Mais rire de 2020 aurait été vraiment plus difficile, estime Luc Michaud, qui collabore à l’équipe d’auteurs pour la dixième édition, mais qui agit cette année pour la première fois à titre de script-éditeur. « Si on l’avait fait, ça aurait été plus une façon de dire : “On tient bon, le théâtre est toujours là et on va traverser ça ensemble”. Cette année, on avait ce désir, mais 2021, c’est plus positif. Au moins, on peut avoir un show plus varié au niveau des sujets. »
En effet, en plus de la difficulté à faire de l’humour à partir d’une tragédie, une année où un événement domine tant l’actualité qu’il éclipse tout le reste complique la tâche des scripteurs.

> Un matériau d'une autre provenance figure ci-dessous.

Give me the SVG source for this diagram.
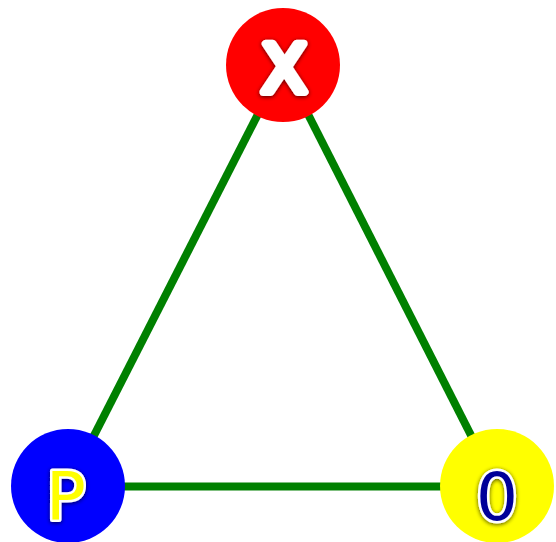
<svg xmlns="http://www.w3.org/2000/svg" width="556" height="542" viewBox="0 0 556 542">
<defs>
<filter id="glow" x="-30%" y="-30%" width="160%" height="160%">
<feGaussianBlur in="SourceAlpha" stdDeviation="2"/>
<feOffset dx="0" dy="1" result="b"/>
<feComponentTransfer><feFuncA type="linear" slope="0.7"/></feComponentTransfer>
<feMerge><feMergeNode/><feMergeNode in="SourceGraphic"/></feMerge>
</filter>
</defs>
<style>
.edge{stroke:#008000;stroke-width:8;fill:none}
.lbl{font-family:"DejaVu Sans","Liberation Sans",sans-serif;font-weight:normal;font-size:66px;text-anchor:middle;paint-order:stroke;stroke:#fff;stroke-width:5;stroke-linejoin:round;filter:url(#glow)}
</style>
<rect width="556" height="542" fill="#fff"/>
<g id="connectors">
<line class="edge" x1="283" y1="65" x2="68" y2="486.5"/>
<line class="edge" x1="283" y1="65" x2="497" y2="486.5"/>
<line class="edge" x1="68" y1="486.5" x2="497" y2="486.5"/>
</g>
<g id="node-X">
<circle cx="283" cy="65" r="57" fill="#ff0000"/>
<text class="lbl" x="284" y="92" fill="#fff" style="stroke-width:8">X</text>
</g>
<g id="node-P">
<circle cx="68" cy="486" r="57" fill="#0000ff"/>
<text class="lbl" x="66" y="519" fill="#ffff00">P</text>
</g>
<g id="node-O">
<circle cx="497" cy="486" r="57" fill="#ffff00"/>
<text class="lbl" x="497" y="520" fill="#000099">0</text>
</g>
</svg>
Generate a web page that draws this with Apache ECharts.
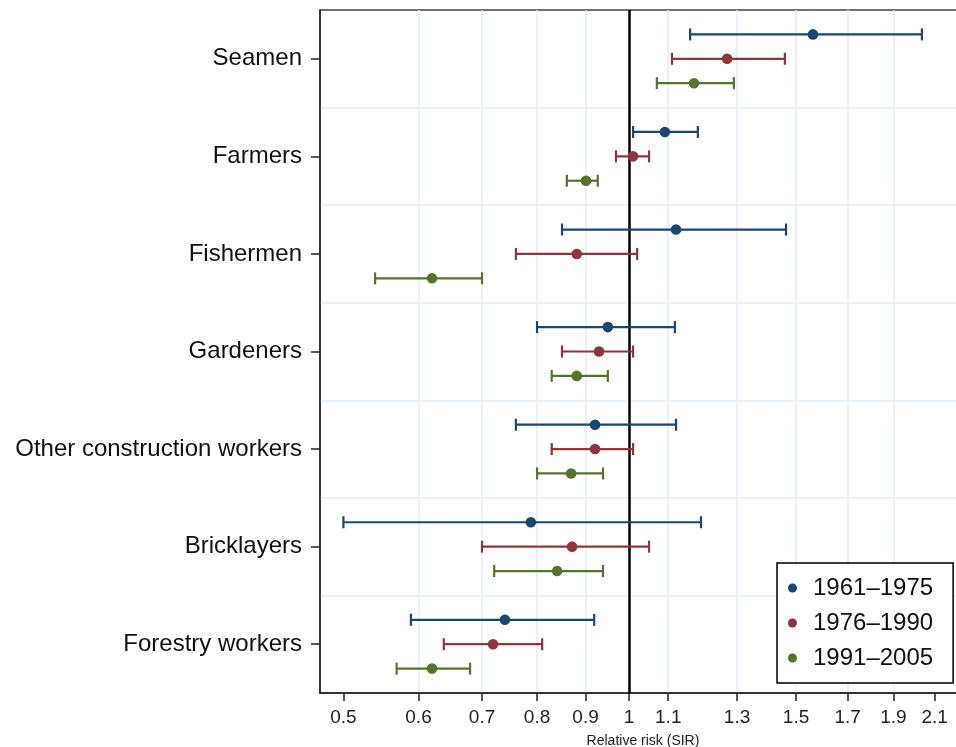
<!DOCTYPE html>
<html><head><meta charset="utf-8">
<script src="https://cdn.jsdelivr.net/npm/echarts@6/dist/echarts.min.js"></script>
<style>html,body{margin:0;padding:0;background:#fff;overflow:hidden}#c{width:956px;height:747px}</style>
</head><body><div id="c"></div>
<script>
const categories = ['Seamen','Farmers','Fishermen','Gardeners','Other construction workers','Bricklayers','Forestry workers'];
const periods = ['1961–1975','1976–1990','1991–2005'];

const est1961 = [1.563, 1.091, 1.121, 0.950, 0.921, 0.788, 0.740];
const lo1961  = [1.160, 1.010, 0.850, 0.800, 0.760, 0.500, 0.589];
const hi1961  = [2.036, 1.182, 1.464, 1.118, 1.121, 1.191, 0.919];

const est1976 = [1.269, 1.010, 0.881, 0.930, 0.921, 0.871, 0.719];
const lo1976  = [1.110, 0.969, 0.760, 0.850, 0.829, 0.700, 0.638];
const hi1976  = [1.460, 1.050, 1.020, 1.010, 1.010, 1.050, 0.810];

const est1991 = [1.171, 0.901, 0.620, 0.881, 0.869, 0.840, 0.620];
const lo1991  = [1.070, 0.860, 0.540, 0.829, 0.800, 0.721, 0.569];
const hi1991  = [1.290, 0.927, 0.700, 0.950, 0.939, 0.939, 0.680];

const xTicks = [0.5, 0.6, 0.7, 0.8, 0.9, 1, 1.1, 1.3, 1.5, 1.7, 1.9, 2.1];
const refValue = 1;

const colors = ['#1a476f', '#90353b', '#55752f'];
const offsets = [-0.25, 0, 0.25];
const FONT = 'Liberation Sans';
const GRIDC = '#e2eef6';

const seriesData = [
  [est1961, lo1961, hi1961],
  [est1976, lo1976, hi1976],
  [est1991, lo1991, hi1991]
];

function makeRender(k) {
  return function (params, api) {
    const cat = api.value(0);
    const c = api.coord([api.value(1), cat]);
    const lo = api.coord([api.value(2), cat]);
    const hi = api.coord([api.value(3), cat]);
    const band = api.size([0, 1], [1, cat])[1];
    const y = c[1] + offsets[k] * band;
    const col = colors[k];
    const ls = { stroke: col, lineWidth: 2.2 };
    return {
      type: 'group',
      children: [
        { type: 'line', shape: { x1: lo[0], y1: y, x2: hi[0], y2: y }, style: ls },
        { type: 'line', shape: { x1: lo[0], y1: y - 6, x2: lo[0], y2: y + 6 }, style: ls },
        { type: 'line', shape: { x1: hi[0], y1: y - 6, x2: hi[0], y2: y + 6 }, style: ls },
        { type: 'circle', shape: { cx: c[0], cy: y, r: 5.3 }, style: { fill: col } }
      ]
    };
  };
}

const series = seriesData.map(function (arrs, k) {
  return {
    name: periods[k],
    type: 'custom',
    z: 3,
    itemStyle: { color: colors[k] },
    renderItem: makeRender(k),
    encode: { x: [1, 2, 3], y: 0 },
    data: categories.map(function (_, i) { return [i, arrs[0][i], arrs[1][i], arrs[2][i]]; })
  };
});

series.push({
  name: 'ref',
  type: 'scatter',
  data: [],
  z: 1,
  markLine: {
    silent: true,
    z: 1,
    symbol: ['none', 'none'],
    label: { show: false },
    lineStyle: { color: '#000', width: 2.5, type: 'solid' },
    data: [{ xAxis: refValue }]
  }
});

const chart = echarts.init(document.getElementById('c'));
chart.setOption({
  animation: false,
  textStyle: { fontFamily: FONT },
  grid: {
    left: 320, top: 10, width: 646, height: 683,
    outerBoundsMode: 'none',
    containLabel: false,
    show: true, borderColor: '#444', borderWidth: 1.5, backgroundColor: '#fff'
  },
  legend: {
    data: periods.map(function (p) { return { name: p, icon: 'circle' }; }),
    orient: 'vertical',
    left: 777, top: 563,
    itemWidth: 9, itemHeight: 9, itemGap: 11,
    padding: [13, 20, 13, 11],
    borderColor: '#000', borderWidth: 1.5, backgroundColor: '#fff',
    textStyle: { fontFamily: FONT, fontSize: 24, lineHeight: 24, color: '#111', padding: [0, 0, 0, 11] },
    selectedMode: false
  },
  xAxis: {
    type: 'log',
    logBase: 10,
    min: 0.4724,
    max: 2.266,
    name: 'Relative risk (SIR)',
    nameLocation: 'middle',
    nameGap: 41,
    nameTextStyle: { fontFamily: FONT, fontSize: 14, color: '#222' },
    axisLine: { show: true, lineStyle: { color: '#222', width: 1.5 } },
    axisTick: { show: true, customValues: xTicks, length: 8, lineStyle: { color: '#222', width: 1.5 } },
    axisLabel: {
      customValues: xTicks, fontSize: 19, color: '#222', margin: 15, fontFamily: FONT,
      formatter: function (v) { return String(Number(Number(v).toFixed(2))); }
    },
    splitLine: { show: true, showMinLine: false, showMaxLine: false, lineStyle: { color: GRIDC, width: 1.5 } },
    minorTick: { show: false }
  },
  yAxis: {
    type: 'category',
    data: categories,
    inverse: true,
    axisLine: { show: true, lineStyle: { color: '#222', width: 1.5 } },
    axisTick: { show: true, alignWithLabel: true, length: 9, lineStyle: { color: '#222', width: 1.5 } },
    axisLabel: { fontSize: 24, color: '#111', margin: 18, fontFamily: FONT, padding: [3, 0, 0, 0] },
    splitLine: { show: true, showMinLine: false, showMaxLine: false, lineStyle: { color: GRIDC, width: 1.5 } }
  },
  series: series
});
</script>
</body></html>
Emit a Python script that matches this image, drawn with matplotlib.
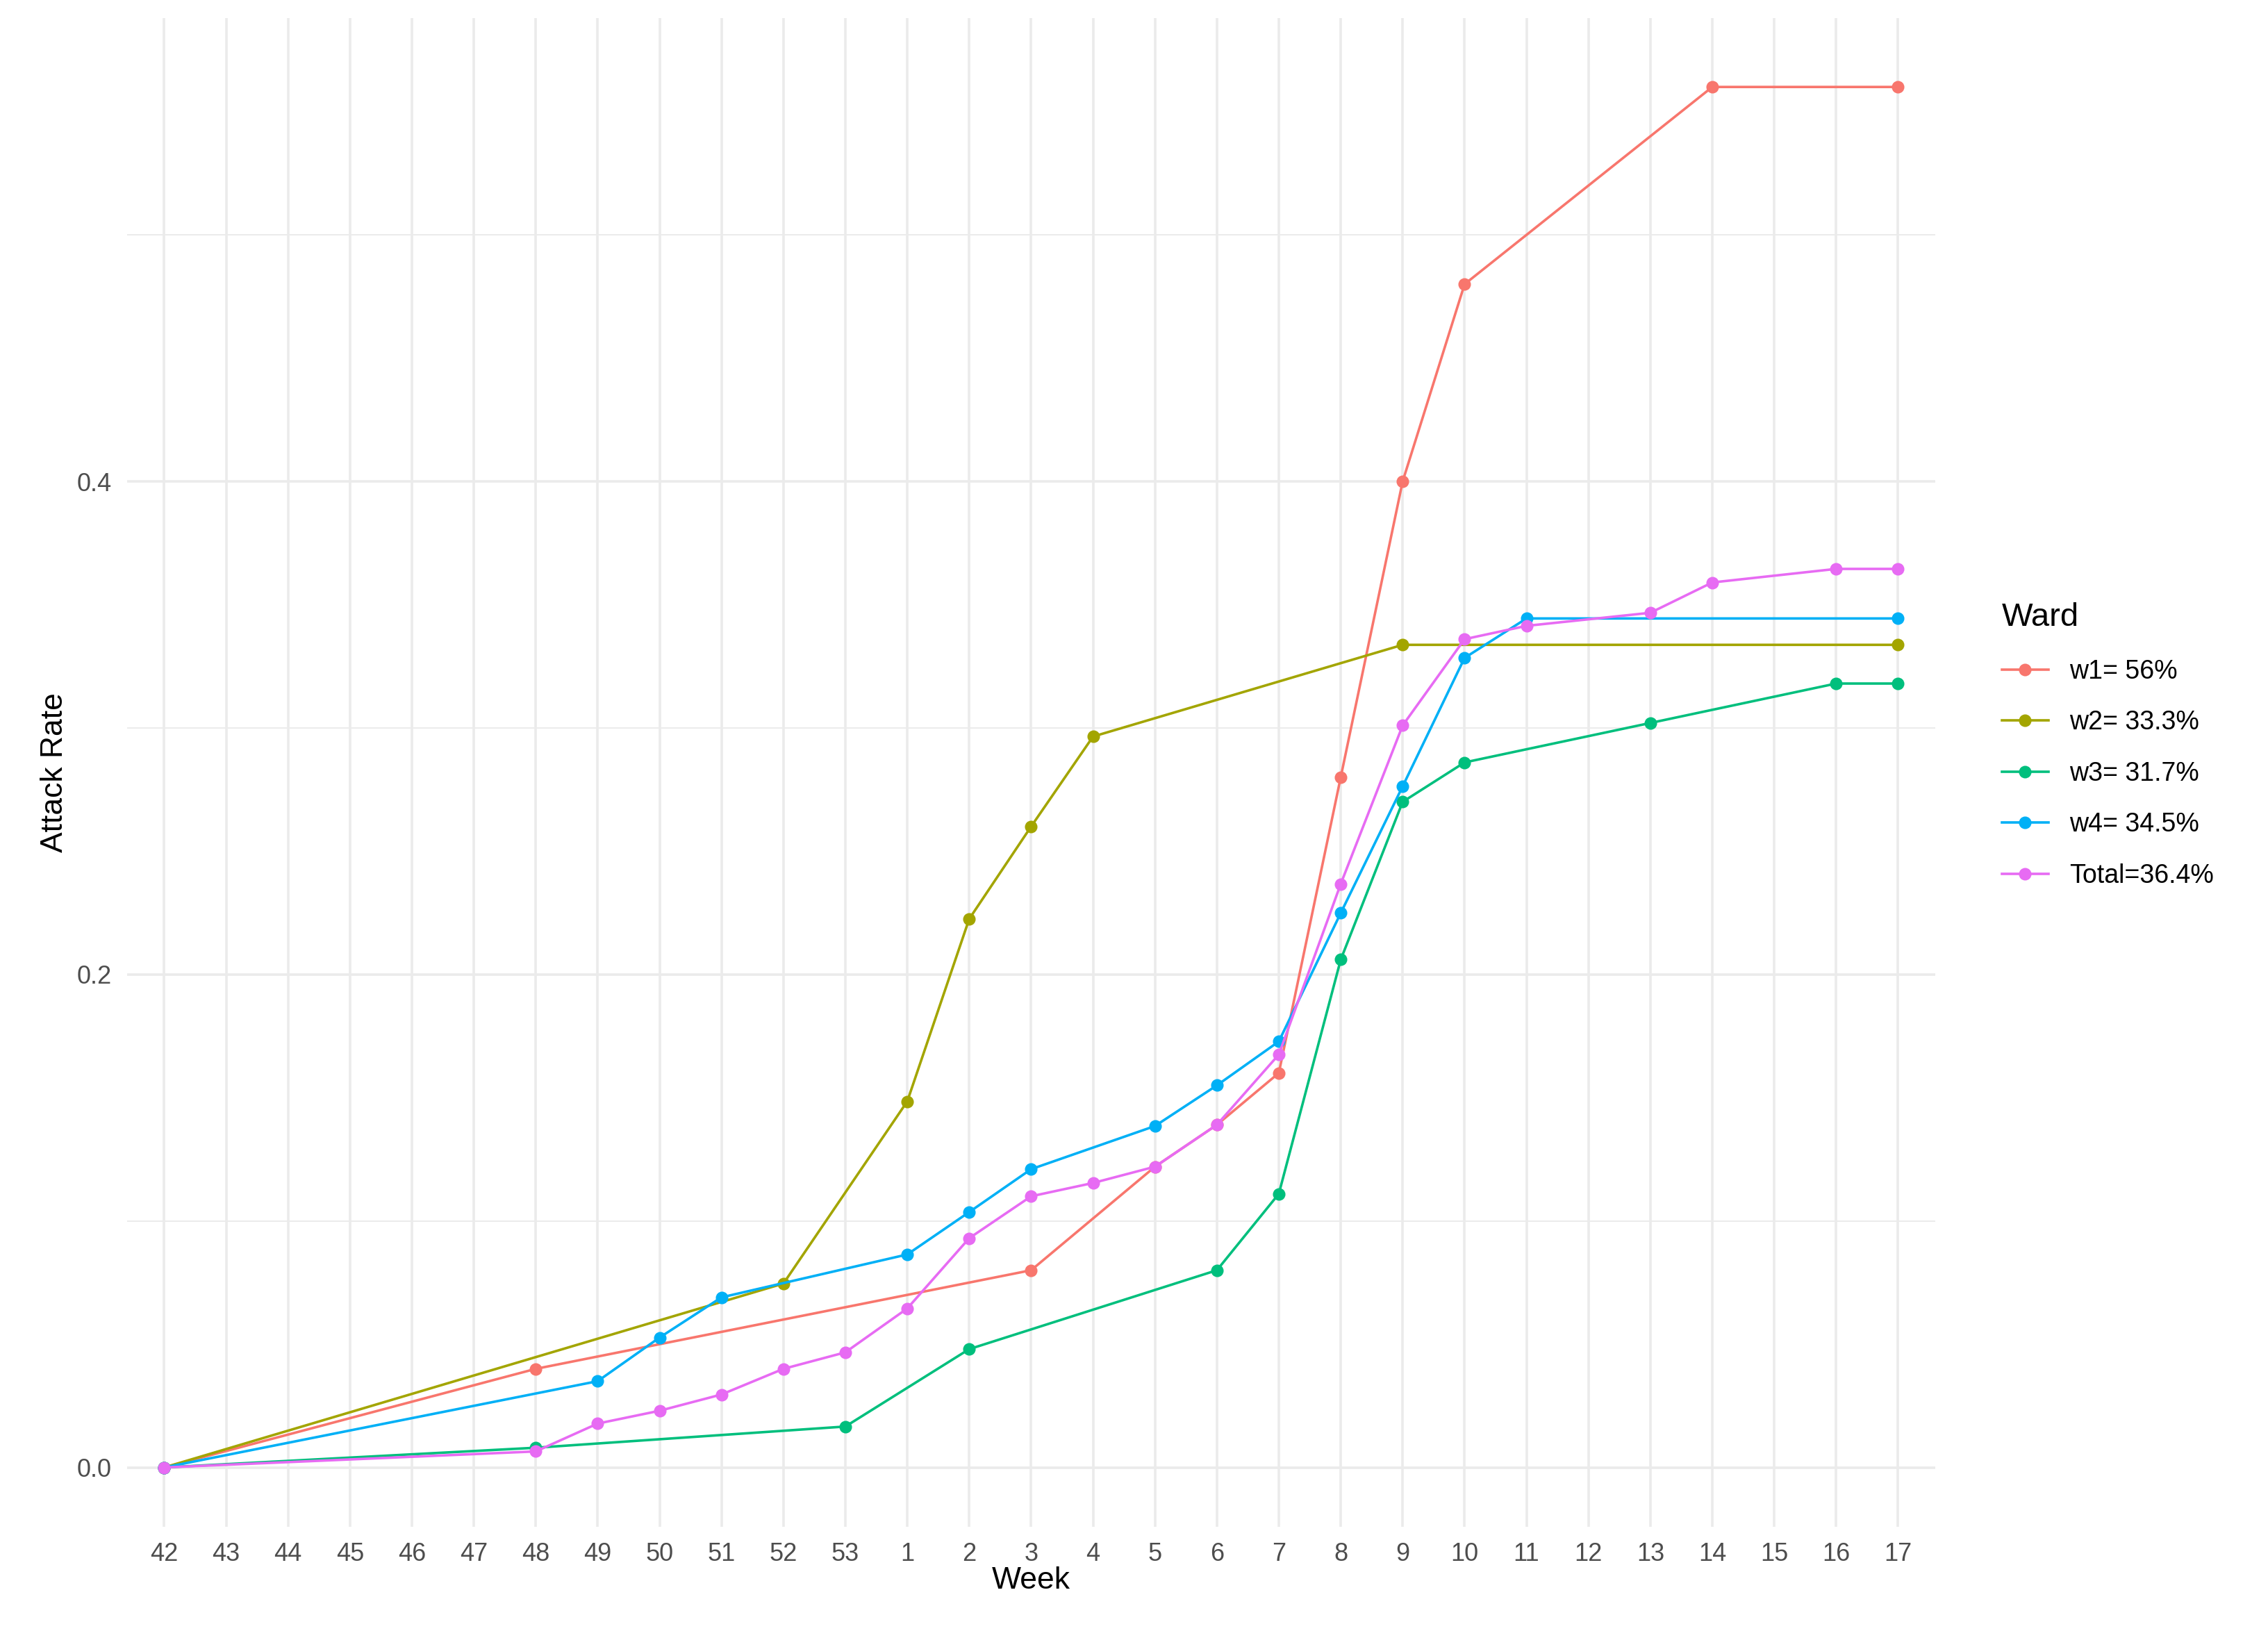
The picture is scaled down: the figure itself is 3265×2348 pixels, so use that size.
import matplotlib
matplotlib.use("Agg")
import matplotlib.pyplot as plt
from matplotlib.lines import Line2D

plt.rcParams['font.family'] = ['Liberation Sans', 'DejaVu Sans']

weeks = [str(w) for w in list(range(42, 54)) + list(range(1, 18))]

w1_weeks = ["42", "48", "3", "5", "6", "7", "8", "9", "10", "14", "17"]
w1_vals = [0.0, 0.040, 0.080, 0.122, 0.139, 0.160, 0.280, 0.400, 0.480, 0.560, 0.560]
w2_weeks = ["42", "52", "1", "2", "3", "4", "9", "17"]
w2_vals = [0.0, 0.0746, 0.1485, 0.2225, 0.260, 0.2965, 0.3337, 0.3337]
w3_weeks = ["42", "48", "53", "2", "6", "7", "8", "9", "10", "13", "16", "17"]
w3_vals = [0.0, 0.008, 0.0166, 0.048, 0.080, 0.111, 0.206, 0.270, 0.286, 0.302, 0.318, 0.318]
w4_weeks = ["42", "49", "50", "51", "1", "2", "3", "5", "6", "7", "8", "9", "10", "11", "17"]
w4_vals = [0.0, 0.035, 0.0527, 0.069, 0.0864, 0.1036, 0.121, 0.1385, 0.155, 0.1728, 0.2249, 0.2763, 0.3284, 0.3444, 0.3444]
tot_weeks = ["42", "48", "49", "50", "51", "52", "53", "1", "2", "3", "4", "5", "6", "7", "8", "9", "10", "11", "13", "14", "16", "17"]
tot_vals = [0.0, 0.0065, 0.0178, 0.023, 0.0296, 0.040, 0.0467, 0.0645, 0.093, 0.110, 0.1154, 0.122, 0.139, 0.1675, 0.2367, 0.301, 0.336, 0.3414, 0.3467, 0.359, 0.3645, 0.3645]

labels = ["w1= 56%", "w2= 33.3%", "w3= 31.7%", "w4= 34.5%", "Total=36.4%"]
colors = ["#F8766D", "#A3A500", "#00BF7D", "#00B0F6", "#E76BF3"]
series = [(w1_weeks, w1_vals), (w2_weeks, w2_vals), (w3_weeks, w3_vals), (w4_weeks, w4_vals), (tot_weeks, tot_vals)]

fig = plt.figure(figsize=(16.33, 11.74), dpi=200)
ax = fig.add_axes([0.056, 0.064, 0.797, 0.925])
idx = {w: i for i, w in enumerate(weeks)}
for (wk, vals), c, lab in zip(series, colors, labels):
    xs = [idx[w] for w in wk]
    ax.plot(xs, vals, color=c, lw=1.3, marker="o", ms=5.5, label=lab, zorder=3)

ax.set_xlim(-0.6, len(weeks) - 0.4)
ax.set_ylim(-0.024, 0.588)
ax.set_xticks(range(len(weeks)))
ax.set_xticklabels(weeks)
ax.set_yticks([0.0, 0.2, 0.4])
ax.set_yticklabels(["0.0", "0.2", "0.4"])
ax.set_yticks([0.1, 0.3, 0.5], minor=True)
ax.grid(True, which="major", color="#EBEBEB", lw=1.3)
ax.grid(True, which="minor", axis="y", color="#EBEBEB", lw=0.7)
ax.set_axisbelow(True)
for s in ax.spines.values():
    s.set_visible(False)
ax.tick_params(which="both", length=0, labelsize=13, colors="#4D4D4D", pad=8)
ax.set_xlabel("Week", fontsize=16, labelpad=0)
ax.set_ylabel("Attack Rate", fontsize=16, labelpad=4)

handles = [Line2D([0], [0], color=c, lw=1.3, marker="o", ms=5.5) for c in colors]
leg = fig.legend(handles, labels, title="Ward", loc="upper left", bbox_to_anchor=(0.872, 0.645),
                 frameon=False, fontsize=13.5, title_fontsize=17, handlelength=1.8,
                 labelspacing=1.0, alignment="left")
fig.savefig("out.png", dpi=200)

L’année en cours, elle, a été fertile en élections et a vu le retour des activités culturelles. « C’est le meilleur des deux mondes, si on peut dire, pour écrire une revue : c’est une année extrêmement marquante et il y a quand même des [enjeux] à traiter qui ne sont pas en lien avec la pandémie. 2021, je pense que c’est comme la recette parfaite. »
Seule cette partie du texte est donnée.